How to Choose the Most Electable Democrat in 2020


The complicated choice facing Democratic presidential primary voters, desperate to pick the right candidate to beat President Donald Trump in 2020, was encapsulated this past weekend. Elizabeth Warren, who on Saturday delivered populist fire in her formal announcement speech, represented the view that fierce ideological conviction can carry the day in the general election. The next day, Amy Klobuchar touted her Midwestern roots as she personified the belief that a candidate from the middle—both politically and geographically—would be the most electable nominee.

And both candidates had their rollouts somewhat clouded by scandalous accusations—Warren’s past identification as an “American Indian” and allegations that Klobuchar is an abusive boss—that raised questions about their “electability.”

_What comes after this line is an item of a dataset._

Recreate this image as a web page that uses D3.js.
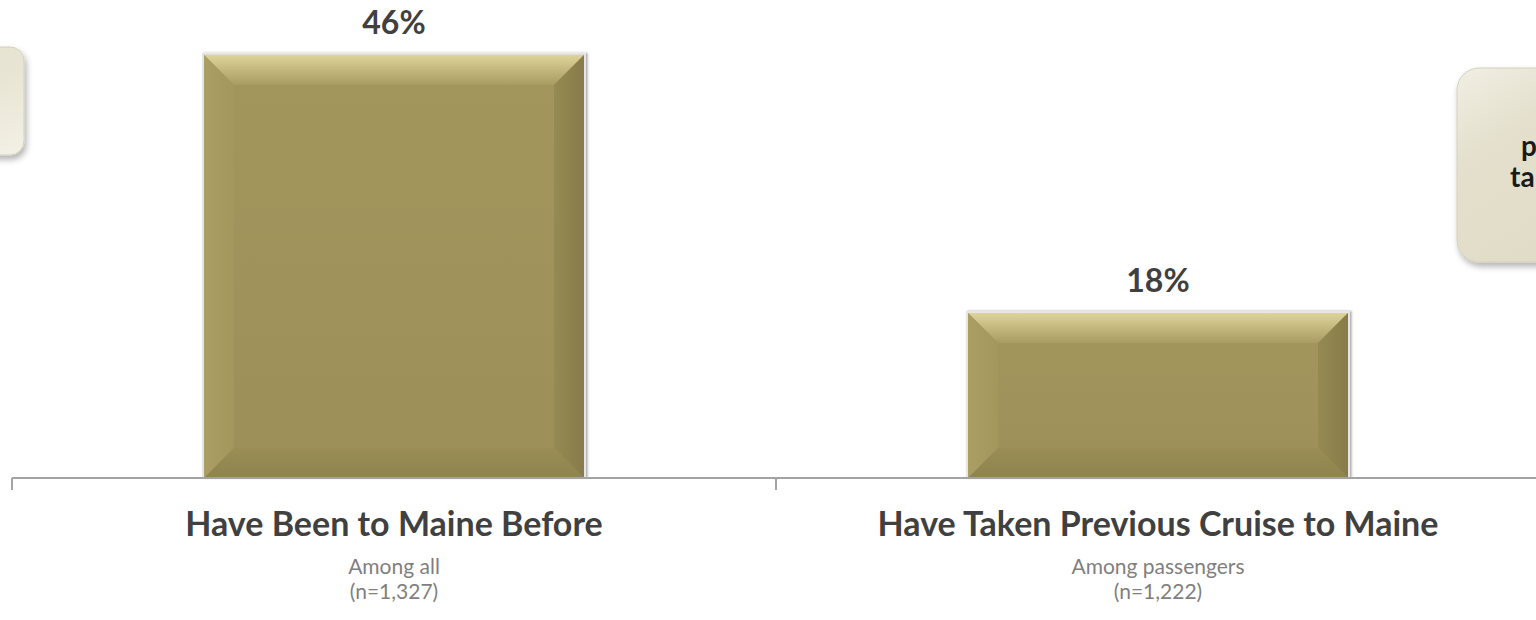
<!DOCTYPE html>
<html>
<head>
<meta charset="utf-8">
<script src="https://cdn.jsdelivr.net/npm/d3@7"></script>
<style>
  html, body { margin: 0; padding: 0; background: #ffffff; overflow: hidden; }
  svg { display: block; font-family: Lato, "Open Sans", "Liberation Sans", sans-serif; }
</style>
</head>
<body>
<svg id="chart" width="1536" height="620"></svg>
<script>
// ---- data ----
const categories = ["Have Been to Maine Before", "Have Taken Previous Cruise to Maine"];
const values = [46, 18];
const subLabels = ["Among all", "Among passengers"];
const sampleSizes = ["(n=1,327)", "(n=1,222)"];
const calloutLines = ["passengers", "taken a"];

const svg = d3.select("#chart");
const W = 1536, H = 620;

const x = d3.scaleBand().domain(categories).range([12, 1540]).paddingInner(0.5).paddingOuter(0.25);
const y = d3.scaleLinear().domain([0, 50]).range([478, 17]);

const defs = svg.append("defs");
function lin(id, x1, y1, x2, y2, stops) {
  const g = defs.append("linearGradient").attr("id", id)
    .attr("x1", x1).attr("y1", y1).attr("x2", x2).attr("y2", y2);
  stops.forEach(s => g.append("stop").attr("offset", s[0]).attr("stop-color", s[1]));
}
lin("gTop", 0, 0, 0, 1, [[0, "#ded49b"], [0.45, "#c6ba80"], [1, "#a99c62"]]);
lin("gLeft", 0, 0, 1, 0, [[0, "#ab9e65"], [1, "#a4975e"]]);
lin("gRight", 0, 0, 1, 0, [[0, "#958a53"], [1, "#877c48"]]);
lin("gBottom", 0, 0, 0, 1, [[0, "#9a8e56"], [1, "#8f834e"]]);
lin("gFace", 0, 0, 0, 1, [[0, "#a3965d"], [1, "#9c8f58"]]);
lin("gBox", 0, 0, 1, 1, [[0, "#f1efe4"], [0.25, "#e4e0cd"], [1, "#dcd8c2"]]);
lin("gBoxL", 0, 0, 1, 1, [[0, "#e2dec9"], [0.6, "#e8e5d4"], [1, "#f3f1e6"]]);

const shadow = defs.append("filter").attr("id", "shadow")
  .attr("x", "-20%").attr("y", "-20%").attr("width", "140%").attr("height", "150%");
shadow.append("feDropShadow").attr("dx", 2).attr("dy", 4).attr("stdDeviation", 3)
  .attr("flood-color", "#000").attr("flood-opacity", 0.3);
const barShadow = defs.append("filter").attr("id", "barShadow")
  .attr("x", "-5%").attr("y", "-5%").attr("width", "110%").attr("height", "110%");
barShadow.append("feDropShadow").attr("dx", 1.5).attr("dy", 0).attr("stdDeviation", 1)
  .attr("flood-color", "#000").attr("flood-opacity", 0.35);

// ---- callout boxes (partially off-canvas, as in the reference) ----
svg.append("rect").attr("x", -220).attr("y", 47).attr("width", 244).attr("height", 108)
  .attr("rx", 14).attr("fill", "url(#gBoxL)").attr("stroke", "#d4d0bb").attr("stroke-width", 1)
  .attr("filter", "url(#shadow)");

svg.append("rect").attr("x", 1457).attr("y", 68).attr("width", 300).attr("height", 194)
  .attr("rx", 22).attr("fill", "url(#gBox)").attr("stroke", "#d4d0bb").attr("stroke-width", 1)
  .attr("filter", "url(#shadow)");
const cx = [1521, 1510];
const cy = [156, 187];
calloutLines.forEach((t, i) => {
  svg.append("text").attr("x", cx[i]).attr("y", cy[i])
    .attr("font-size", 28).attr("font-weight", 700).attr("fill", "#1a1a1a").text(t);
});

// ---- bars ----
const b = 30;
const bars = svg.append("g");
categories.forEach((c, i) => {
  const x0 = x(c), x1 = x(c) + x.bandwidth();
  const y0 = y(values[i]), y1 = y(0);
  const g = bars.append("g");
  g.append("rect").attr("x", x0 - 1).attr("y", y0 - 1).attr("width", x1 - x0 + 2).attr("height", y1 - y0 + 1)
    .attr("fill", "#e6e6e6").attr("filter", "url(#barShadow)");
  g.append("rect").attr("x", x0 + 1).attr("y", y0 + 1).attr("width", x1 - x0 - 2).attr("height", y1 - y0 - 1)
    .attr("fill", "url(#gFace)");
  const X0 = x0 + 1, X1 = x1 - 1, Y0 = y0 + 1, Y1 = y1;
  const poly = (pts, fill) => g.append("polygon").attr("points", pts.map(p => p.join(",")).join(" ")).attr("fill", fill);
  poly([[X0, Y0], [X1, Y0], [X1 - b, Y0 + b], [X0 + b, Y0 + b]], "url(#gTop)");
  poly([[X0, Y0], [X0 + b, Y0 + b], [X0 + b, Y1 - b], [X0, Y1]], "url(#gLeft)");
  poly([[X1, Y0], [X1, Y1], [X1 - b, Y1 - b], [X1 - b, Y0 + b]], "url(#gRight)");
  poly([[X0, Y1], [X0 + b, Y1 - b], [X1 - b, Y1 - b], [X1, Y1]], "url(#gBottom)");

  svg.append("text").attr("x", (x0 + x1) / 2).attr("y", y0 - 20)
    .attr("text-anchor", "middle").attr("font-size", 32).attr("font-weight", 700)
    .attr("fill", "#404040").text(values[i] + "%");
});

// ---- axis ----
const axisY = y(0);
const step = x.step();
const gap = (step - x.bandwidth()) / 2;
const bounds = categories.map(c => x(c) - gap).concat([x(categories[categories.length - 1]) + x.bandwidth() + gap]);
svg.append("line").attr("x1", bounds[0]).attr("x2", W + 10).attr("y1", axisY).attr("y2", axisY)
  .attr("stroke", "#a3a3a3").attr("stroke-width", 2);
bounds.forEach(bx => {
  svg.append("line").attr("x1", bx).attr("x2", bx).attr("y1", axisY).attr("y2", axisY + 12)
    .attr("stroke", "#a3a3a3").attr("stroke-width", 2);
});

// ---- category labels ----
categories.forEach((c, i) => {
  const mx = x(c) + x.bandwidth() / 2;
  svg.append("text").attr("x", mx).attr("y", 536).attr("text-anchor", "middle")
    .attr("font-size", 34).attr("font-weight", 700).attr("fill", "#404040").text(c);
  svg.append("text").attr("x", mx).attr("y", 574).attr("text-anchor", "middle")
    .attr("font-size", 21).attr("fill", "#7f7f7f").text(subLabels[i]);
  svg.append("text").attr("x", mx).attr("y", 599).attr("text-anchor", "middle")
    .attr("font-size", 21).attr("fill", "#7f7f7f").text(sampleSizes[i]);
});
</script>
</body>
</html>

Democrats say they care more about winning in 2020 than anything else. In a Monmouth University poll, when asked to choose between “a Democrat you agree with on most issues but would have a hard time beating Donald Trump,” or “a Democrat you do not agree with on most issues but would be a stronger candidate against Donald Trump,” Democrats threw their policy preferences under the bus by 56 percent to 33 percent. And when Democrats were asked, in a CNN poll, which of seven candidate attributes are “extremely important,” they ranked “has a good chance of beating Donald Trump” the highest, at 49 percent. Ranked second-to-last with 25 percent was “holds progressive positions on the issues.”

These are disturbing numbers to some on the left. A growing chorus of voices has argued that electability is a nonsensical ruse concocted to box out true progressives in favor of timid moderates. “It’s alchemy and a crock,” scoffed Rolling Stone’s Matt Taibbi, noting that nominating Hillary Clinton over Bernie Sanders didn’t save us from Trump, and picking John Kerry over Howard Dean didn’t stop George W. Bush’s reelection. New York’s Eric Levitz further suggested that Trump’s unpopularity makes the electability metric, however slippery, irrelevant for 2020: “In all probability, it will take only a minimally politically competent Democrat to get him out.” The Week’s Joel Mathis recently counseled primary voters, “Don’t ask yourself which candidate is electable. Ask which candidate you want to elect, then act accordingly.”